Vietnam coffee traders hold back stock, eye more gains

21 Jan, 2004

Vietnam robusta sellers tracked gains in London, pushing prices higher while speculators held back their stock on hopes of further price rises, traders said on Tuesday.
Traders said the harvest of the 2003/2004 crop in the Central Highlands coffee belt had been completed as farmers prepare for the Lunar New Year Tet festival this week.
Export offers of five percent black and broken beans firmed to around $700 per tonne, FOB basis, from between $670 and $690 last week and $650 to $660 two weeks ago.

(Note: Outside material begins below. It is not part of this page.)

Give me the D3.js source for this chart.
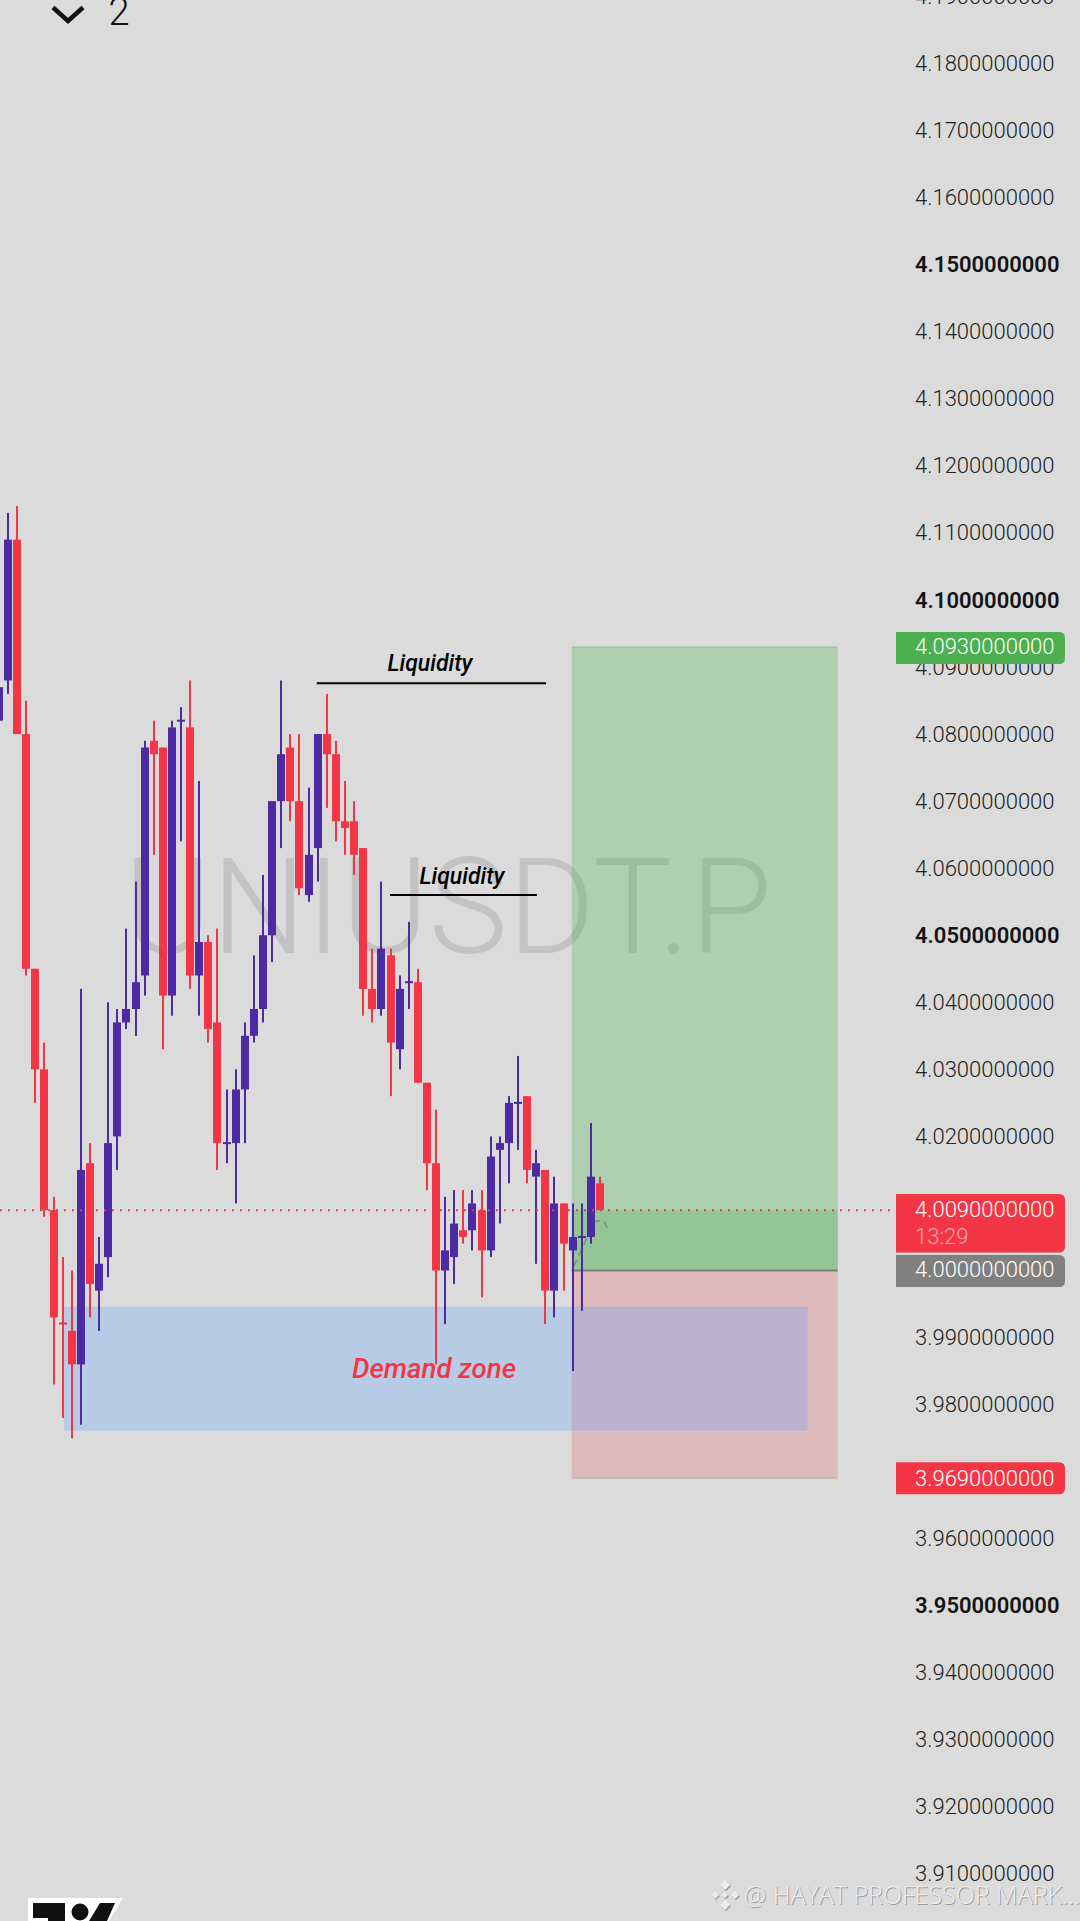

On Monday, the benchmark London March closed $28 higher at $822 a tonne while May gained $28 to close at $833.
Domestic prices in the key coffee-growing province of Daklak tracked the rise, edging up to 9,300 to 9,400 dong (59.5 to 60 cents) per kg on Tuesday from 9,200 dong last Friday.
Farmers have been selling beans to middlemen for cash before Tet, but the middlemen have been reluctant to sell in quantity to exporters on hopes of more price gains, traders said.
Discounts to the March contract widened to $110 a tonne, from $100 to $105 a week ago.
Vietnam's coffee crop year lasts runs from October to September while the four-month harvest ends in late January.
Last year traders estimated the 2003/2004 crop would rise nearly 30 percent to 710,000 tonnes.
Vietnam exports mostly robusta beans, a variety widely used in production of instant coffee.